А я переводил Оруэлла.
Это не было так безрассудно, как кажется.
Я прекрасно понимал, что не только гебешные офицеры, но и занюханные стукачи в
такую парашу, как эта больница, не лягут. А соседям-больным все было по фигу:
это были те самые пролы, которых кроме вмазать водяры и сбацать в домино ничего
не интересовало. Ну, лежит очкарик, от водки отказывается, книжку читает английскую, пишет чего-то - чего взять с малахольного,
Только как-то привели к нам в палату студентов-практикантов.
И вот - обход, зав отделением, врачи, эти студенты. Толпень в белых халатах. И
тут рассказ очередной истории болезни - моей - перекрывается девичьим звонким голоском.
- Ну ни хера себе! - восхищенно вопит этот голос, и я с ужасом понимаю, что это про меня.
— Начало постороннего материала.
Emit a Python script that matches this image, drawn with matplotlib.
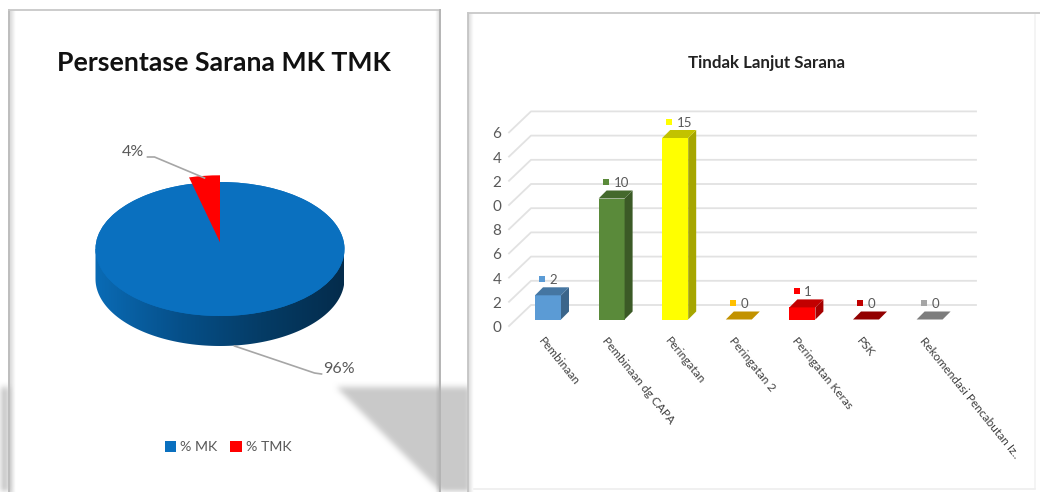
"""Persentase Sarana MK TMK and Tindak Lanjut Sarana"""
import numpy as np
import matplotlib.pyplot as plt
from matplotlib.colors import to_rgb, LinearSegmentedColormap
from matplotlib.patches import Ellipse, PathPatch, Polygon, Rectangle
from matplotlib.path import Path

W, H = 1040, 492

pie_title = "Persentase Sarana MK TMK"
pie_labels = ["% MK", "% TMK"]
pie_values = [96, 4]
pie_texts = ["96%", "4%"]
pie_colors = ["#0a70bf", "#ff0000"]

bar_title = "Tindak Lanjut Sarana"
categories = ["Pembinaan", "Pembinaan dg CAPA", "Peringatan", "Peringatan 2",
              "Peringatan Keras", "PSK", "Rekomendasi Pencabutan Iz.."]
bar_values = [2, 10, 15, 0, 1, 0, 0]
bar_colors = ["#5b9bd5", "#5a8a3a", "#ffff00", "#ffc000", "#ff0000", "#c00000", "#a5a5a5"]
grid_values = [0, 2, 4, 6, 8, 10, 12, 14, 16]
tick_labels = ["0", "2", "4", "6", "8", "0", "2", "4", "6"]

plt.rcParams['font.family'] = ['Lato', 'DejaVu Sans']
GREY = "#595959"


def px_axes(fig, left, top, right, bottom):
    """Axes placed by pixel edges, y measured from the top"""
    return fig.add_axes([left / W, 1 - bottom / H, (right - left) / W, (bottom - top) / H])


def shade(color, factor):
    return tuple(c * factor for c in to_rgb(color))


def soft_shadow():
    """Grey page strips and the triangle cast on the left card, blurred"""
    yy, xx = np.mgrid[0:H, 0:W]
    mask = (yy > 386) & (xx < 9)
    mask |= (yy > 386) & (xx > 335) & (xx < 470) & (yy - 386 < xx - 335)
    soft = mask.astype(float)
    kernel = np.ones(7) / 7
    for _ in range(2):
        soft = np.apply_along_axis(lambda r: np.convolve(r, kernel, mode='same'), 0, soft)
        soft = np.apply_along_axis(lambda r: np.convolve(r, kernel, mode='same'), 1, soft)
    rgba = np.ones((H, W, 4)) * 0.79
    rgba[..., 3] = soft
    return rgba


def inner_band(ax, x0, x1, y0, y1, reverse=False):
    """Soft grey fade just inside a card edge"""
    ramp = np.linspace(0.28, 0, 8).reshape(1, -1)
    if reverse:
        ramp = ramp[:, ::-1]
    rgba = np.zeros((1, 8, 4))
    rgba[..., :3] = 0.5
    rgba[..., 3] = ramp
    ax.imshow(rgba, extent=(x0, x1, y1, y0), aspect='auto', zorder=5, interpolation='bilinear')


def background(fig):
    """Cards, grey page behind them and the cast shadow"""
    ax = fig.add_axes([0, 0, 1, 1], zorder=0)
    ax.axis('off')
    ax.imshow(soft_shadow(), extent=(0, W, H, 0), aspect='auto', zorder=3)
    # right card hides the shadow past its edge
    ax.add_patch(Rectangle((468, 12.5), 600, 500, fc='white', ec='none', zorder=4))
    inner_band(ax, 9.5, 15, 10, H)
    inner_band(ax, 435, 440, 10, H, reverse=True)
    inner_band(ax, 468, 474, 13, H)
    ax.plot([9, 9], [10, H], color='#bdbdbd', lw=1.4, zorder=6)
    ax.plot([9, 440], [10, 10], color='#c8c8c8', lw=1.3, zorder=6)
    ax.plot([440, 440], [10, H], color='#b4b4b4', lw=1.4, zorder=6)
    ax.plot([468, 468], [13, H], color='#c4c4c4', lw=1.3, zorder=6)
    ax.plot([468, W], [12.5, 12.5], color='#c8c8c8', lw=1.3, zorder=6)
    ax.plot([1035, 1035], [15, 488], color='#f2f2f2', lw=1.2, zorder=6)
    ax.plot([474, 1035], [489, 489], color='#eeeeee', lw=1.2, zorder=6)
    ax.set_xlim(0, W)
    ax.set_ylim(H, 0)
    ax.text(224, 63, pie_title, ha='center', va='center', fontsize=19.2,
            fontweight='bold', color='#111111', zorder=7)
    ax.text(767, 63, bar_title, ha='center', va='center', fontsize=12.2,
            fontweight='bold', color='#222222', zorder=7)


def draw_pie(fig):
    """Flattened pie with a shaded rim, 125 x 67 px"""
    ax = px_axes(fig, 60, 130, 380, 400)
    ax.patch.set_alpha(0)
    rx, ry = 124.5, 67
    depth = 30 / ry
    # rim with a left to right gradient
    t = np.linspace(np.pi, 2 * np.pi, 120)
    verts = list(zip(np.cos(t), np.sin(t) - depth)) + [(1, 0), (-1, 0), (-1, -depth)]
    rim = PathPatch(Path(verts), fc='none', ec='none')
    ax.add_patch(rim)
    shadecmap = LinearSegmentedColormap.from_list("rim", ["#0a6bb5", "#06508a", "#053c66", "#042c4c"])
    img = ax.imshow(np.linspace(0, 1, 200).reshape(1, -1), cmap=shadecmap, aspect='auto',
                    extent=(-1, 1, -1 - depth, 0), zorder=1)
    img.set_clip_path(rim)
    ax.add_patch(Ellipse((0, 0), 2, 2, fc=pie_colors[0], ec='none', zorder=1.5))
    wedges, _ = ax.pie(pie_values, colors=pie_colors, startangle=90, counterclock=False,
                       radius=1, wedgeprops={'zorder': 2, 'lw': 0})
    ax.set_aspect('auto')
    ax.set_xlim(-160 / rx, 160 / rx)
    ax.set_ylim((249 - 400) / ry, (249 - 130) / ry)
    # red slice lifted straight up
    wedges[1].set_center((0, 0.1))
    wedges[1].set_zorder(3)

    def to_x(px):
        return (px - 220.5) / rx

    def to_y(py):
        return (249 - py) / ry

    line = '#a6a6a6'
    ax.plot([to_x(p) for p in (235, 315, 322)], [to_y(p) for p in (346, 373, 374)], color=line, lw=1.2, zorder=4)
    ax.plot([to_x(p) for p in (148, 155, 205)], [to_y(p) for p in (157, 157, 178)], color=line, lw=1.2, zorder=4)
    ax.text(to_x(339), to_y(369), pie_texts[0], ha='center', va='center', fontsize=11.5, color=GREY)
    ax.text(to_x(133), to_y(152), pie_texts[1], ha='center', va='center', fontsize=11.5, color=GREY)
    ax.legend(wedges, pie_labels, loc='center', bbox_to_anchor=(0.5 + 8 / 320, 1 - (447 - 130) / 270),
              ncol=2, frameon=False, fontsize=10.2, labelcolor=GREY, handlelength=0.8, handleheight=0.8,
              handletextpad=0.3, columnspacing=0.9, borderpad=0, bbox_transform=ax.transAxes)


def draw_bars(fig):
    """Pseudo 3D columns on a bar axes, 63.6 px per category, 12.1 px per unit"""
    unit_x, unit_y = 63.6, 12.1
    left, right, top, bottom = 470, 1035, 80, 440
    ax = px_axes(fig, left, top, right, bottom)
    ax.patch.set_alpha(0)
    ax.set_xlim((left - 548) / unit_x, (right - 548) / unit_x)
    ax.set_ylim((319.5 - bottom) / unit_y, (319.5 - top) / unit_y)
    ax.axis('off')

    # walls
    front_x, back_x, back_end = (509 - 548) / unit_x, (531 - 548) / unit_x, (976 - 548) / unit_x
    front_y, back_y = -6.5 / unit_y, 14.5 / unit_y
    for v in grid_values:
        ax.plot([front_x, back_x, back_end], [v + front_y, v + back_y, v + back_y],
                color='#e2e2e2', lw=1.3, zorder=1)
    for v, lab in zip(grid_values, tick_labels):
        ax.text((497 - 548) / unit_x, v + front_y - 2 / unit_y, lab, ha='center', va='center',
                fontsize=11, color=GREY)

    width = 26 / unit_x
    dx, dy = 8 / unit_x, 8 / unit_y
    xs = np.arange(len(categories))
    for x, v, c in zip(xs, bar_values, bar_colors):
        x0, x1 = x - width / 2, x + width / 2
        ax.bar(x, v, width=width, color=c, zorder=3)
        ax.add_patch(Polygon([(x1, 0), (x1 + dx, dy), (x1 + dx, v + dy), (x1, v)], fc=shade(c, 0.65), ec='none', zorder=3))
        ax.add_patch(Polygon([(x0, v), (x1, v), (x1 + dx, v + dy), (x0 + dx, v + dy)], fc=shade(c, 0.76), ec='none', zorder=3))
        ax.plot([x - 0.09], [v + 1.35], 's', color=c, ms=5, mew=0, zorder=4)
        ax.text(x - 0.09 + 0.12, v + 1.25, str(v), ha='left', va='center', fontsize=9.5, color=GREY, zorder=4)
    for x, lab in zip(xs, categories):
        ax.text(x - 0.12, -1.6, lab, rotation=-51, rotation_mode='anchor', ha='left', va='center',
                fontsize=8.6, color='#404040')


def main():
    """Draw both cards"""
    fig = plt.figure(figsize=(W / 100, H / 100), dpi=100, facecolor='white')
    background(fig)
    draw_pie(fig)
    draw_bars(fig)
    fig.savefig('out.png', dpi=100)


main()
Это студентка увидела у меня в руках Animal Farm.
Одна и знала, что это такое. Консилиум так и не въехал. Пришлось ей, задыхаясь от хохота, вывалиться в коридор.
Потом уже специально приходила меня навещать, объясняла - настолько неожиданно
было в зачуханной больнице увидеть, как человек, не таясь, читает сильно запрещенную книгу. Да не просто читает - а переводит.
А "ни хера себе" она брякнула потому, что "ни хуя себе" девушки при профессорах тогда еще не говорили.
А я, когда уже выписывался и надел человеческую одежду, пошел получать документы в административное крыло корпуса, куда в пижамах больных не пускали. И увидел там больничную стенгазету "Клиническая жизнь". Выпуск был посвящен недавнему принятию врачами социалистических обязательств. Была такая форма взаимного очковтирательства, когда нужно было пообещать коллегам и администрации выполнить то-то и то-то.
Одним из пунктов значилось: "Коллектив больницы обязуется бороться за сокращение разрыва в количестве клинических и паталогоанатомических диагнозов".